### [Problem description]
Take the lines from the top down to and including the one with "const barData = scores.map((v, i)" and repeat them exactly. Omit images.

--- begin ---

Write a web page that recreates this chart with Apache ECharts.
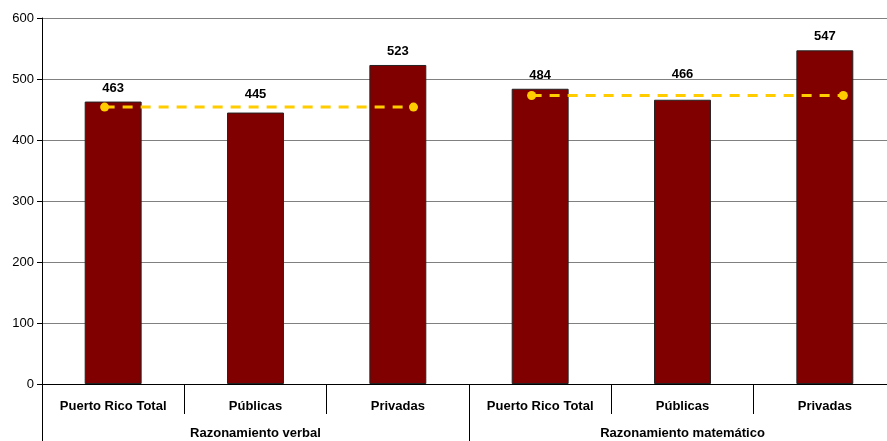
<!DOCTYPE html>
<html><head><meta charset="utf-8">
<script src="https://cdn.jsdelivr.net/npm/echarts@6/dist/echarts.min.js"></script>
<style>html,body{margin:0;padding:0;background:#fff;overflow:hidden}#c{width:900px;height:441px}</style>
</head><body><div id="c"></div>
<script>
const categories = ['Puerto Rico Total','Públicas','Privadas','Puerto Rico Total','Públicas','Privadas'];
const groups = ['Razonamiento verbal','Razonamiento matemático'];
const scores = [463, 445, 523, 484, 466, 547];
const verbalAvg = [[0.44, 454], [2.61, 454]];
const mathAvg = [[3.44, 473], [5.63, 473]];
const yTicks = [0, 100, 200, 300, 400, 500, 600];

const labelDistance = [7, 12, 7, 7, 19, 7];
const barData = scores.map((v, i) => ({ value: v, label: { distance: labelDistance[i] } }));

const font = 'Liberation Sans, Arial, sans-serif';
const chart = echarts.init(document.getElementById('c'));
chart.setOption({
  animation: false,
  grid: { left: 42, width: 854, top: 18, bottom: 57, containLabel: false },
  xAxis: [
    { type: 'category', data: categories, position: 'bottom',
      axisLine: { lineStyle: { color: '#000', width: 1 } },
      axisTick: { show: true, interval: 0, length: 30, lineStyle: { color: '#000' } },
      axisLabel: { interval: 0, margin: 16, color: '#000', fontFamily: font, fontSize: 13, fontWeight: 'bold' } },
    { type: 'category', data: groups, position: 'bottom',
      axisLine: { show: false },
      axisTick: { show: true, interval: 0, length: 57, lineStyle: { color: '#000' } },
      axisLabel: { interval: 0, margin: 43, color: '#000', fontFamily: font, fontSize: 13, fontWeight: 'bold' } },
    { type: 'value', min: 0, max: 6, show: false, position: 'bottom' }
  ],
  yAxis: {
    type: 'value', min: yTicks[0], max: yTicks[yTicks.length - 1], interval: 100,
    axisLine: { show: true, lineStyle: { color: '#000' } },
    axisTick: { show: true, length: 5, lineStyle: { color: '#000' } },
    axisLabel: { color: '#000', fontFamily: font, fontSize: 13, margin: 8 },
    splitLine: { show: true, lineStyle: { color: '#808080', width: 1 } }
  },
  series: [
    { type: 'bar', xAxisIndex: 0, data: barData, barWidth: '40%',
      itemStyle: { color: '#800000', borderColor: '#222', borderWidth: 1 },
      label: { show: true, position: 'top', color: '#000', fontFamily: font, fontSize: 13, fontWeight: 'bold' } },
    { type: 'line', xAxisIndex: 2, data: verbalAvg, symbol: 'circle', symbolSize: 9,
      lineStyle: { color: '#FFCC00', width: 3, type: [10, 8] }, itemStyle: { color: '#FFCC00' } },
    { type: 'line', xAxisIndex: 2, data: mathAvg, symbol: 'circle', symbolSize: 9,
      lineStyle: { color: '#FFCC00', width: 3, type: [10, 8] }, itemStyle: { color: '#FFCC00' } }
  ]
});
</script></body></html>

--- end ---

### [Final result]
Write a web page that recreates this chart with Apache ECharts.
<!DOCTYPE html>
<html><head><meta charset="utf-8">
<script src="https://cdn.jsdelivr.net/npm/echarts@6/dist/echarts.min.js"></script>
<style>html,body{margin:0;padding:0;background:#fff;overflow:hidden}#c{width:900px;height:441px}</style>
</head><body><div id="c"></div>
<script>
const categories = ['Puerto Rico Total','Públicas','Privadas','Puerto Rico Total','Públicas','Privadas'];
const groups = ['Razonamiento verbal','Razonamiento matemático'];
const scores = [463, 445, 523, 484, 466, 547];
const verbalAvg = [[0.44, 454], [2.61, 454]];
const mathAvg = [[3.44, 473], [5.63, 473]];
const yTicks = [0, 100, 200, 300, 400, 500, 600];

const labelDistance = [7, 12, 7, 7, 19, 7];
const barData = scores.map((v, i) => ({ value: v, label: { distance: labelDistance[i] } }));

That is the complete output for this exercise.